#### SET EXERCISE:
Don't include pictures. Quote the lines below from the first through the line that contains "['#E26663', '#AF288D', '#6A0BA6', '#0C0580'];".
== == ==
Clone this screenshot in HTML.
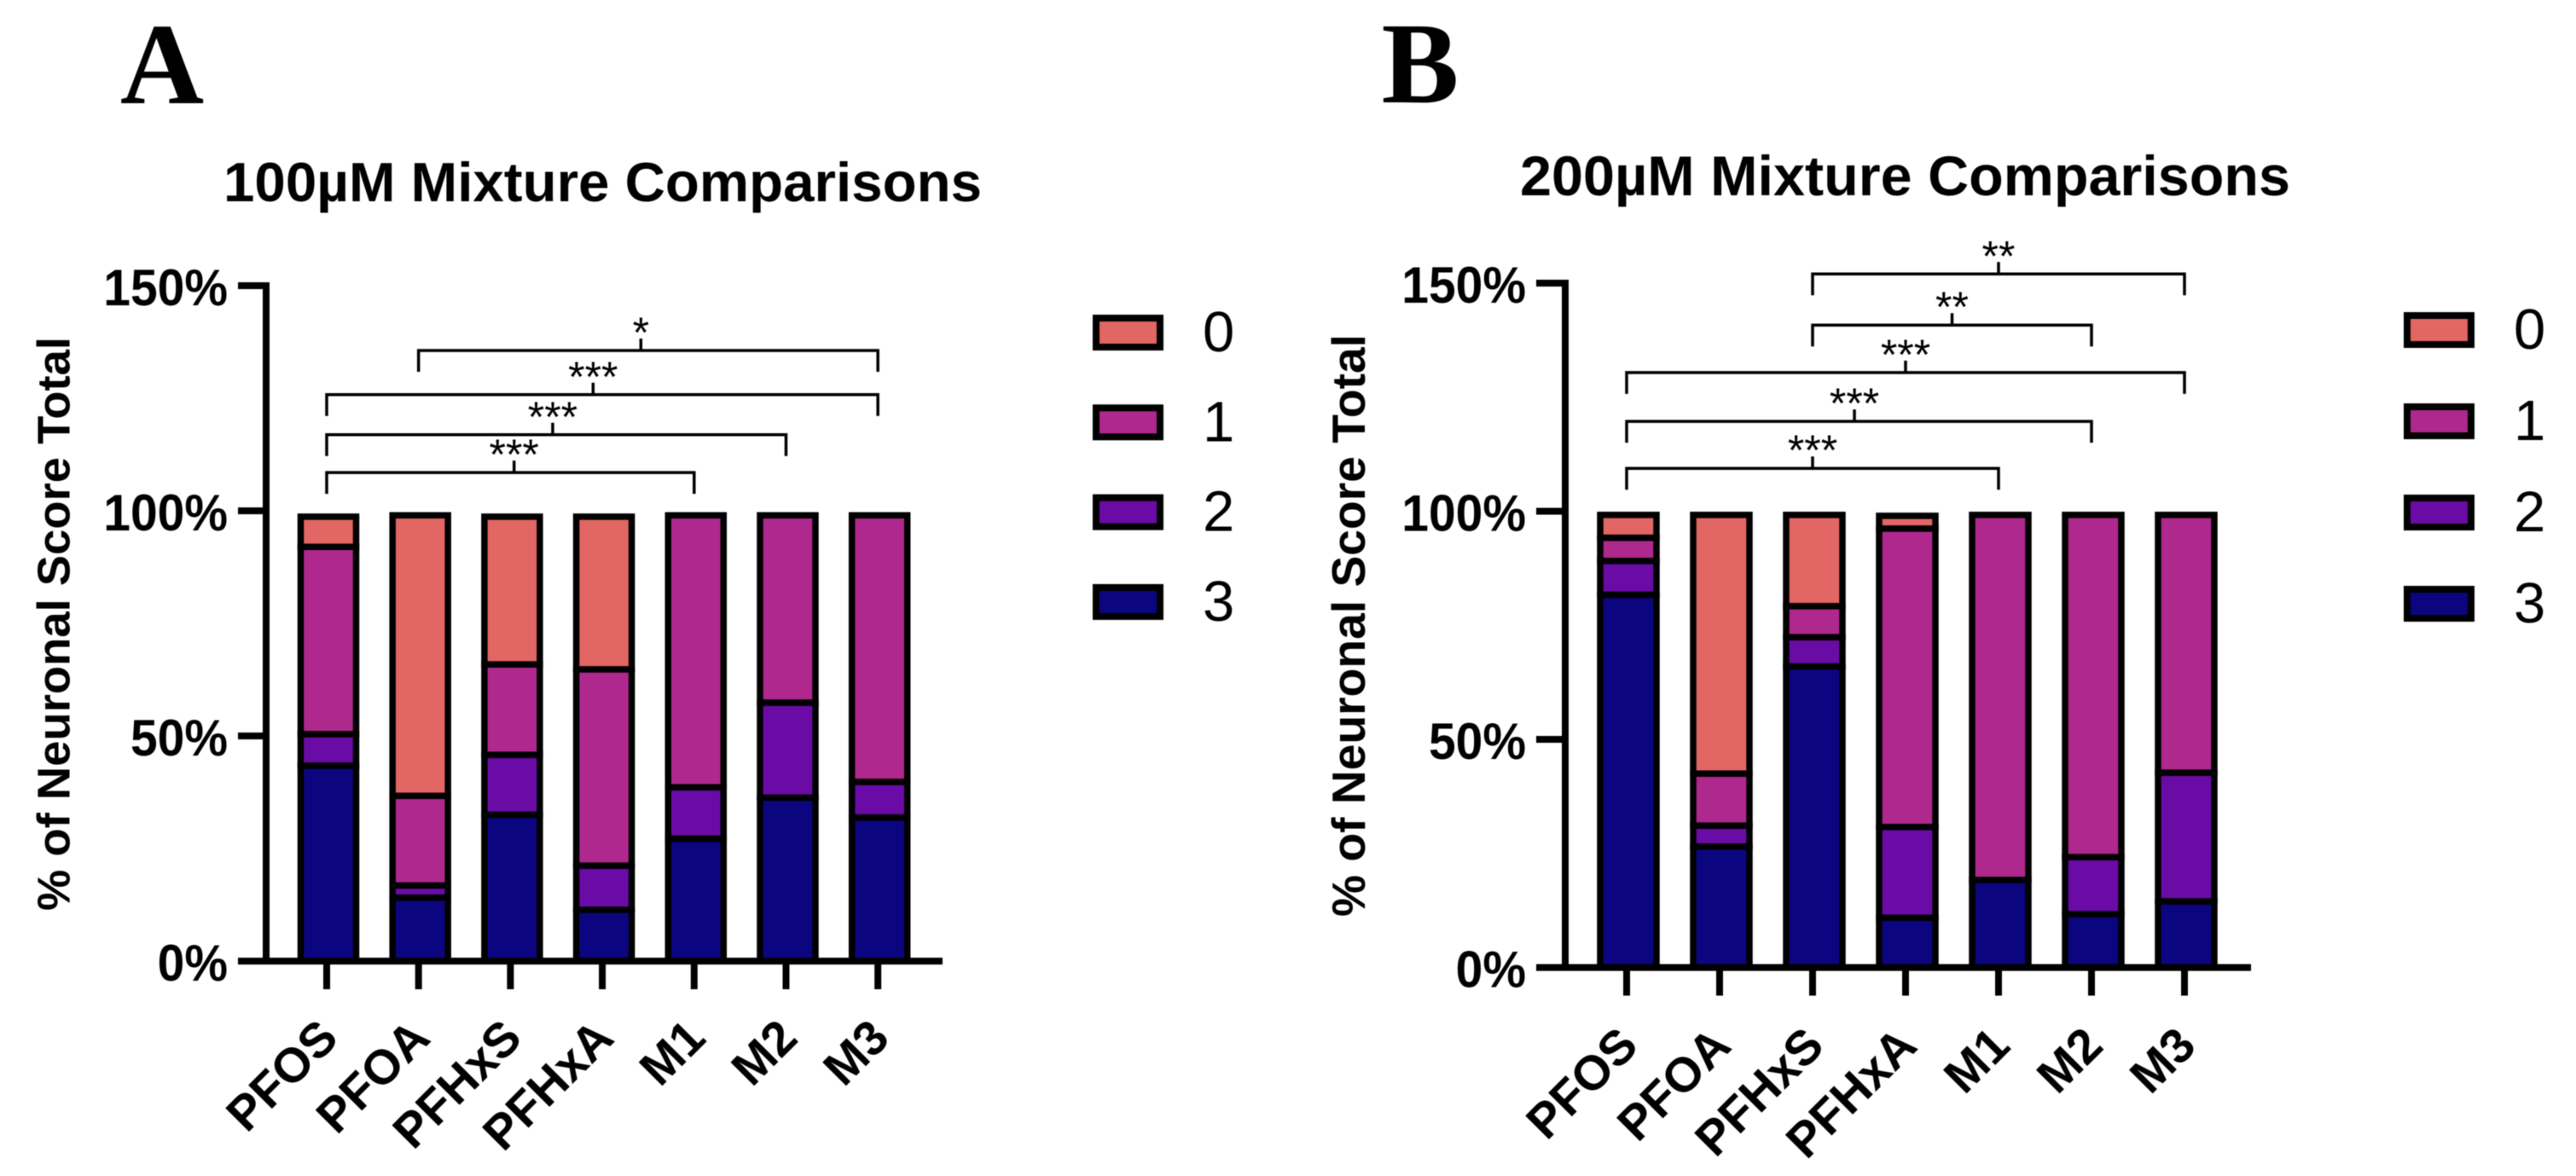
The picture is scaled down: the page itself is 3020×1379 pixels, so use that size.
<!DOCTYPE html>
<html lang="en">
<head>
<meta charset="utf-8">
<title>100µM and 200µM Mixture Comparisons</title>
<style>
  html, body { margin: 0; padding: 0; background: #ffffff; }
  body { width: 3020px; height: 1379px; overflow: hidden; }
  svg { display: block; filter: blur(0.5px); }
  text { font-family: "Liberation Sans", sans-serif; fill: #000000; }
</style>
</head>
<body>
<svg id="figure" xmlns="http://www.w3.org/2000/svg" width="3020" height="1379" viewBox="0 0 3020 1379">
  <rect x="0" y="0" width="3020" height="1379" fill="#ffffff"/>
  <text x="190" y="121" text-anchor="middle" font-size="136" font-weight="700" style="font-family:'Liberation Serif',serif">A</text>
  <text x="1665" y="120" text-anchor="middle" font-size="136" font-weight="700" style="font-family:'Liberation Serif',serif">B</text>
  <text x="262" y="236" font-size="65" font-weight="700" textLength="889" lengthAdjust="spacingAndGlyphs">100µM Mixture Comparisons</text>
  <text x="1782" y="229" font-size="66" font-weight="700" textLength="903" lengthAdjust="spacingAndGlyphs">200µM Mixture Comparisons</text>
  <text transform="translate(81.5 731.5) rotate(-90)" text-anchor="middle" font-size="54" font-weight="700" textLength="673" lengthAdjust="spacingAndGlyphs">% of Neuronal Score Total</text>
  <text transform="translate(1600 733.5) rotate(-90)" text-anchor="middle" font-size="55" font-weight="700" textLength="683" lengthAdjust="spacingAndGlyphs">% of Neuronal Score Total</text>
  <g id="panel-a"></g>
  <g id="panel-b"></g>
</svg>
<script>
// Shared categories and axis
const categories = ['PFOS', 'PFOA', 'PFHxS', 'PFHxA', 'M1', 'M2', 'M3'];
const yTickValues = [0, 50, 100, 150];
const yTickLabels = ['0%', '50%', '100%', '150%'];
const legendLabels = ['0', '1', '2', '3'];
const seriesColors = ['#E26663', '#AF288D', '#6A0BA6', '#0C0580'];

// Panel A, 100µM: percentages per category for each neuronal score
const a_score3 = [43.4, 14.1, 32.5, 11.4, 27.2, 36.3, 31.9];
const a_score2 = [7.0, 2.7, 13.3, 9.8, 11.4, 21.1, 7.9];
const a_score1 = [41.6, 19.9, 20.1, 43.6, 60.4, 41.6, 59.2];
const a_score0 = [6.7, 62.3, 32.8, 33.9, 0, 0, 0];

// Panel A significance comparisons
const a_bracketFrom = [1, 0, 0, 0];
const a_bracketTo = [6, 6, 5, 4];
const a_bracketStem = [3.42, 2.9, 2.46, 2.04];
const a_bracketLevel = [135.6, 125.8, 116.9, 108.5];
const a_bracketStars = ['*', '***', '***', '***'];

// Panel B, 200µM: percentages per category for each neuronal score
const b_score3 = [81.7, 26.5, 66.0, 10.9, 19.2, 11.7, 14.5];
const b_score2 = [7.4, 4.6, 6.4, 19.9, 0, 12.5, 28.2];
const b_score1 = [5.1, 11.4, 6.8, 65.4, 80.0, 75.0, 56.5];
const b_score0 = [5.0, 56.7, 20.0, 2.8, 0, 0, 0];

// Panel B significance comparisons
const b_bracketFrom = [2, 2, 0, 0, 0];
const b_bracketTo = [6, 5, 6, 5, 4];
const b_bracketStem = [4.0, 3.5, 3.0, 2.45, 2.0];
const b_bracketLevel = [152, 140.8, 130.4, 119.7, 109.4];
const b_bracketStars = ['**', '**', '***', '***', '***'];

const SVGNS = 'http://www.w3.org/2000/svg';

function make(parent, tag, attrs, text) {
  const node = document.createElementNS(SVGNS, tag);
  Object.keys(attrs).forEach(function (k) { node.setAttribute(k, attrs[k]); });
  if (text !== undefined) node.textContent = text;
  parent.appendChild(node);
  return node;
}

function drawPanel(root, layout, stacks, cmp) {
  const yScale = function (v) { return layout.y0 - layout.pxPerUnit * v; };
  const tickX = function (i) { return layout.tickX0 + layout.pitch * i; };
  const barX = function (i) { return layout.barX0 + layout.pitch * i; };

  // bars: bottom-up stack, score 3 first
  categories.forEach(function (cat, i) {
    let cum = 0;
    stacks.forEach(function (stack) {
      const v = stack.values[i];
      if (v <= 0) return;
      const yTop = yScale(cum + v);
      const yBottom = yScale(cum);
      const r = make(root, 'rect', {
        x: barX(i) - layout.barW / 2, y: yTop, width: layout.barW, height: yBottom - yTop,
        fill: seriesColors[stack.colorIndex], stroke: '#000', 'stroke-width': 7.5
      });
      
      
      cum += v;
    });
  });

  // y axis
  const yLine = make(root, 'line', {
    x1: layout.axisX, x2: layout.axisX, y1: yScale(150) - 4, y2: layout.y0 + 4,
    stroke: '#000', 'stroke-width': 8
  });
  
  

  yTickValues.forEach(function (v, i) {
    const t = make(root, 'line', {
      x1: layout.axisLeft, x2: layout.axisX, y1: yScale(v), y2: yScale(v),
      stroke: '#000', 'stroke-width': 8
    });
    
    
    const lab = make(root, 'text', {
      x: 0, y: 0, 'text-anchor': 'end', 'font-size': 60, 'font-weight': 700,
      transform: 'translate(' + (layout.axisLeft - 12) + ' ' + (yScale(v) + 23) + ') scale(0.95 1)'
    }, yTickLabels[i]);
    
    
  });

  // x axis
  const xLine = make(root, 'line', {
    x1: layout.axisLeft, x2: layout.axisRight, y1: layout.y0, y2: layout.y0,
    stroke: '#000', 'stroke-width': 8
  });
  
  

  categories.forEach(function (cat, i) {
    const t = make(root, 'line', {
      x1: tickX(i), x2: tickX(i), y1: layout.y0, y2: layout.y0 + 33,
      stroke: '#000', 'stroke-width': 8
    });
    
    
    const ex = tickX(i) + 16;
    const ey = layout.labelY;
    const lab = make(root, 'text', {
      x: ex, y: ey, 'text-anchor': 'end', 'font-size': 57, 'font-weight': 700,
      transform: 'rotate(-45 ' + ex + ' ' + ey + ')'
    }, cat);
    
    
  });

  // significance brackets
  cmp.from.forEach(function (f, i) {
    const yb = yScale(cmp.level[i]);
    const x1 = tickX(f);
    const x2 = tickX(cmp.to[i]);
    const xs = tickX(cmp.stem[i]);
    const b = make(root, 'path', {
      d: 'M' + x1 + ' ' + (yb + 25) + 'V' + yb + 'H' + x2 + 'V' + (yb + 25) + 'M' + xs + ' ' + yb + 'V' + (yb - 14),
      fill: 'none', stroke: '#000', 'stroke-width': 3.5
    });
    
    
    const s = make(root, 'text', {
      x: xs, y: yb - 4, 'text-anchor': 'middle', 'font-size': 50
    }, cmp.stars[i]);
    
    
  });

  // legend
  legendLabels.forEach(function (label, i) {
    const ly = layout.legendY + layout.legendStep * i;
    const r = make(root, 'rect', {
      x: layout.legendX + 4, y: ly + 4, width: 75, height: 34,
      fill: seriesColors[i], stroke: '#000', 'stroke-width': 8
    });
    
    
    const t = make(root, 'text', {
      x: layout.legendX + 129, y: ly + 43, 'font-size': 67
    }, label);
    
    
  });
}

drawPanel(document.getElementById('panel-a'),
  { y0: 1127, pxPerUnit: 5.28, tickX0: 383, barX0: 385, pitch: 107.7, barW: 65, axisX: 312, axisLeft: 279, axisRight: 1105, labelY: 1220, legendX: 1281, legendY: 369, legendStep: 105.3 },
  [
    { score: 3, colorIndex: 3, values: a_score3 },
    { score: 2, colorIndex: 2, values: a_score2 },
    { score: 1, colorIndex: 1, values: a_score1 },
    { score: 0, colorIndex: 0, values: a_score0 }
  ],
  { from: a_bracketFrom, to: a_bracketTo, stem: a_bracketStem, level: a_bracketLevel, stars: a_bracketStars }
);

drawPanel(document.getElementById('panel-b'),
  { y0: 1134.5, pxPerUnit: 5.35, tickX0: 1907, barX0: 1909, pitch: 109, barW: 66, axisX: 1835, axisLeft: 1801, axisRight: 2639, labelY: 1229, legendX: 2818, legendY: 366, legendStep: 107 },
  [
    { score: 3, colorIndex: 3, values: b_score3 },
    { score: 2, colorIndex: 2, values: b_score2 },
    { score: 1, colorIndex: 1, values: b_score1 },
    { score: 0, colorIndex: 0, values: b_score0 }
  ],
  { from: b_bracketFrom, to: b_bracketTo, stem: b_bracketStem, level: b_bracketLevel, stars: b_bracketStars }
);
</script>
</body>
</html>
== == ==
#### REPLY TO THE TASK:
Clone this screenshot in HTML.
The picture is scaled down: the page itself is 3020×1379 pixels, so use that size.
<!DOCTYPE html>
<html lang="en">
<head>
<meta charset="utf-8">
<title>100µM and 200µM Mixture Comparisons</title>
<style>
  html, body { margin: 0; padding: 0; background: #ffffff; }
  body { width: 3020px; height: 1379px; overflow: hidden; }
  svg { display: block; filter: blur(0.5px); }
  text { font-family: "Liberation Sans", sans-serif; fill: #000000; }
</style>
</head>
<body>
<svg id="figure" xmlns="http://www.w3.org/2000/svg" width="3020" height="1379" viewBox="0 0 3020 1379">
  <rect x="0" y="0" width="3020" height="1379" fill="#ffffff"/>
  <text x="190" y="121" text-anchor="middle" font-size="136" font-weight="700" style="font-family:'Liberation Serif',serif">A</text>
  <text x="1665" y="120" text-anchor="middle" font-size="136" font-weight="700" style="font-family:'Liberation Serif',serif">B</text>
  <text x="262" y="236" font-size="65" font-weight="700" textLength="889" lengthAdjust="spacingAndGlyphs">100µM Mixture Comparisons</text>
  <text x="1782" y="229" font-size="66" font-weight="700" textLength="903" lengthAdjust="spacingAndGlyphs">200µM Mixture Comparisons</text>
  <text transform="translate(81.5 731.5) rotate(-90)" text-anchor="middle" font-size="54" font-weight="700" textLength="673" lengthAdjust="spacingAndGlyphs">% of Neuronal Score Total</text>
  <text transform="translate(1600 733.5) rotate(-90)" text-anchor="middle" font-size="55" font-weight="700" textLength="683" lengthAdjust="spacingAndGlyphs">% of Neuronal Score Total</text>
  <g id="panel-a"></g>
  <g id="panel-b"></g>
</svg>
<script>
// Shared categories and axis
const categories = ['PFOS', 'PFOA', 'PFHxS', 'PFHxA', 'M1', 'M2', 'M3'];
const yTickValues = [0, 50, 100, 150];
const yTickLabels = ['0%', '50%', '100%', '150%'];
const legendLabels = ['0', '1', '2', '3'];
const seriesColors = ['#E26663', '#AF288D', '#6A0BA6', '#0C0580'];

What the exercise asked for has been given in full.